One day a friend phoned us to ask where they could go hiking east of Petaluma on Sonoma Mountain. We calmly informed them that besides a docent-led tour of Fairfield-Osborne Preserve, (a fabulous place but not exactly near Petaluma, it is accessed by going through Penngrove, then almost to Rohnert Park) the entire west slope of Sonoma Mountain is off-limits to the public.

They kept asking, sure that there was a place that might have a waterfall, or some small hiking trail at least—it was a big mountain range after all—the views must be great, the trails must be fabulous. No, we said, no public access exists anywhere on the entire mountain range that watches over our town. Indeed, that is what the fuss has been about over Lafferty Park for the past fifteen years. Though the city of Petaluma owns 270 acres on Sonoma Mountain, with a gate to it right off Sonoma Mountain Road, and it has been designated to be a park in the city’s General Plans since the 1960’s, and it is the only publicly owned land on our side of the mountain, we, as citizens, are not allowed there.

The headwaters of Adobe Creek (formerly the city’s drinking water source) are on this city-owned mountaintop acreage and there are plenty of waterfalls in the spring. There are spectacular views of Petaluma, even all the way to San Francisco on a clear day. The trees, animals, flowers and the land itself are vibrating with energy and beauty. So what is the problem?

Many excuses have been brought up over the years. 1) The roads: some say Sonoma Mountain Road is too dangerous for the public. But there are roads far more dangerous and un-maintained leading to Santa Rosa Parks. 2) Partying on the road.
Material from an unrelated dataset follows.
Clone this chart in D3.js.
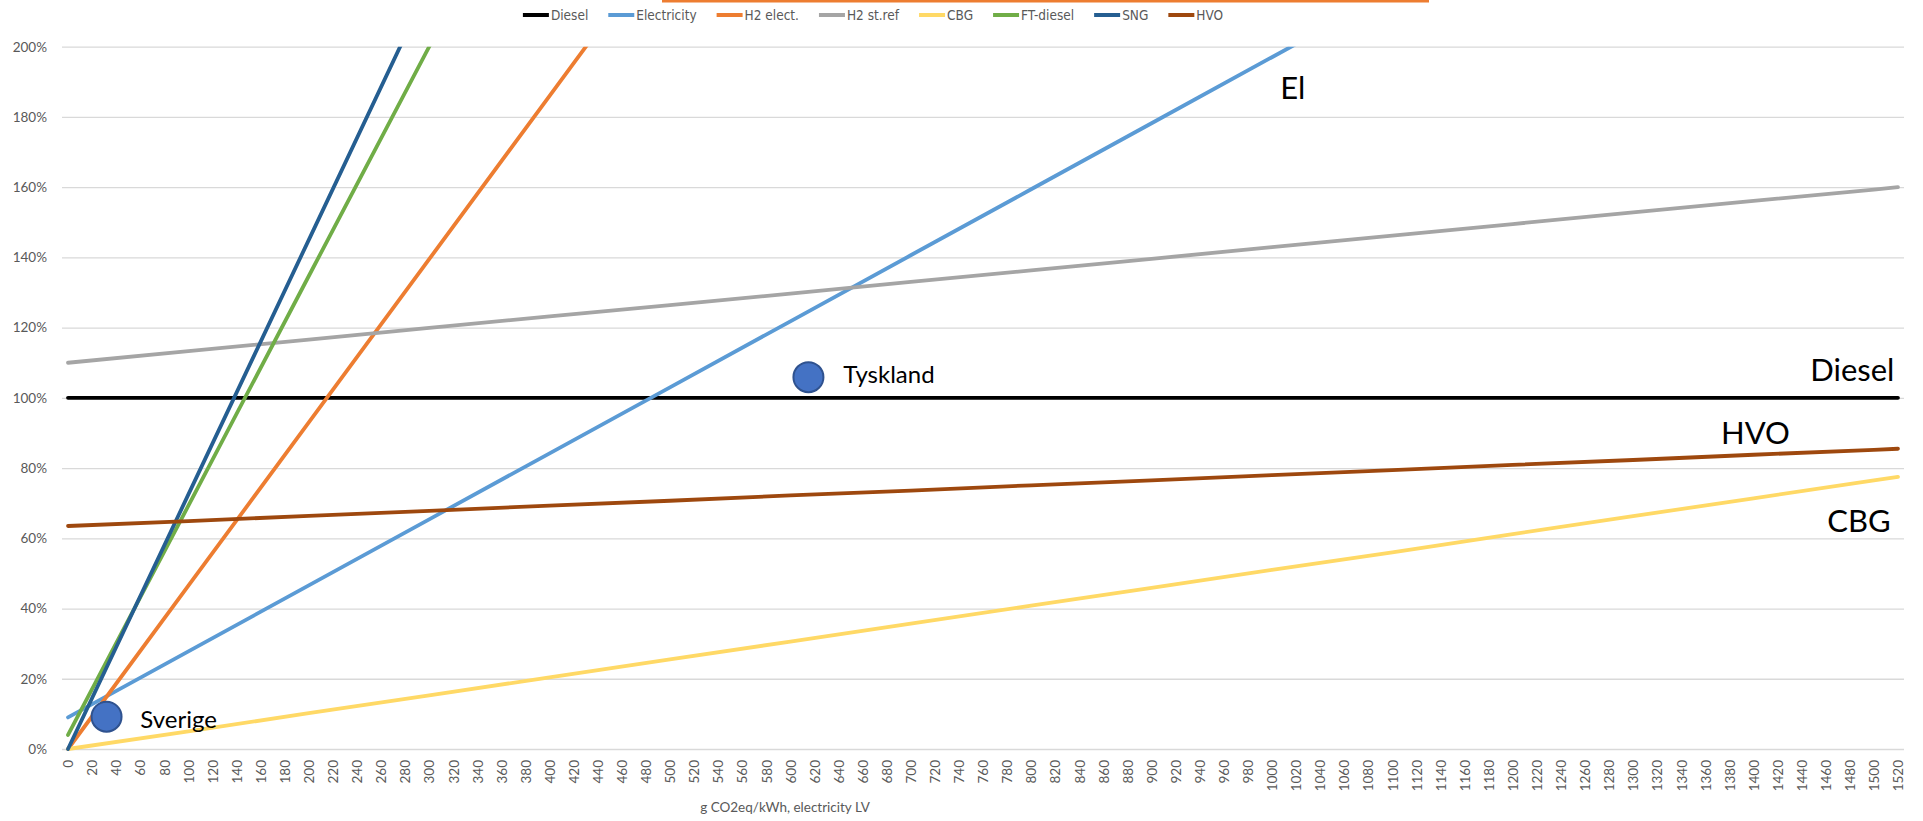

As far as I can tell, there is already partying on that road and others in the Petaluma environs and a more regular presence may even prevent partying there. 3) The hill is too steep to hike on. All I can say to this is: Mount Tam is steeper and that doesn’t seem to be a problem. 4) The fragile land and bird life. It is no more fragile than anywhere else, including the floodplain and oak woodlands in the valley that are currently being built on. A ranger and a trail building program, making Lafferty a wilderness park (as opposed to creating paved trails throughout it) and posting information about the flora and fauna, would take care of this. There are plenty of wild places in Marin and Santa Rosa that have trails where people can co-exist with nature. And people want and need to experience wild places.

On the other side of the moutain, in the Sonoma Valley, Jack London State Park beckons the visitor, and if Lafferty is made a park, (as it was designated to be in past City General plans) it can connect to Jack London State Park and hikers could actually walk all the way over the mountain.

So what to tell our friends about where to hike on Sonoma Mountain? Unfortunately, we had to tell them that there is no public land on our side of the Mountain, that they would have to go south to Olompali State Park or Marin where many public parks exist for people to walk in and immerse themselves in nature for a few hours.

I had the feeling our friends didn’t quite believe us; that there must be some little place we just don’t know about, but they will find that there is not, and when they realize what has happened with Lafferty Park, Petaluma’s mountaintop cathedral, I wonder what they will do?

For more information on the story of Lafferty Park, and how you can help to open it, go to:

Tuesday, February 13, 2007

the place where I live

I live in the town I grew up in, which has its challenges, but also some interesting benefits. The longer I live here, the more layered it becomes, like an intricate personal sculpture. As I traverse the landscape of the town and its environs, memories are embedded from different times of my life, some lying dormant, others springing to life. Others fold over or cross new ones in strange ways. My stepson had the same French teacher I had, for example, and she is the same, only more so and wow I related to her from a new angle when he was in her class and not me but with the old angle intact underneath.

And while it’s also wonderful to go to Paris or Bobenheim-Roxheim, the beauty of what we call the “bio-regional” vacation is not to be underestimated. A bioregional vacation can really get you into the mode of place appreciation because you are stopped from the day-to-day routine, there are no obligations and it’s kind-of a challenge and very good practice to have no obligations close to home. (It’s also cheaper than far away, you contribute to your local economy and it’s nice to only have a 20-minute drive to get home again) People come here to the San Francisco North Bay to vacation all the time, so why not us?

It is hard to do a real vacation at home at first because your obligations will draw on you, so we usually go somewhere close to home but not in our town. Our last one was over the past weekend. We went to San Francisco. (San Francisco is 40 miles away) We stayed in a beautiful little apartment within walking distance of the deYoung museum, where our friend (who was vacationing herself somewhere else) lives. We fed her cats in return for vacationing there. She left us recommendations for restaurants and bike routes, bikes, guidebooks and elaborate hand-drawn maps of her neighborhood. We walked to the deYoung Museum, where we spent an entire day checking out New Guinea art, the painting galleries, went on the Valentine’s themed tour of particular love and scandal related artworks, took in Ruth Asawa’s mysterious hanging twisted wire sculptures and hung out in the tower with its 360 degree view of the city.

I don’t feel like a tourist when we go on these little trips, but more of a curious observer who isn’t obligated to be “going” the whole time. Since we are close by, we can take our time and not do some things because we know we can come back anytime and the mad rush to see everything just doesn’t exist. We stayed at “home” reading with the two cats and playing games, we walked around a beautiful little Korean neighborhood and saw stores selling tapioca drinks and fish, we browsed at Green Apple books and ate delicious pizza. It was raining and we walked in the rain. I made French toast in the mornings in a normal kitchen. It felt relaxing, we learned new things and had open eyes to the little neighborhood we were living in, we were inspired creatively and when I was sick the last day we just went home and I went to bed to recover without too much of a feeling of “ruining the vacation”. More layers of place grow and stretch out within the distance of a day’s walk from the place where I live—in the place where I live. The place where I live.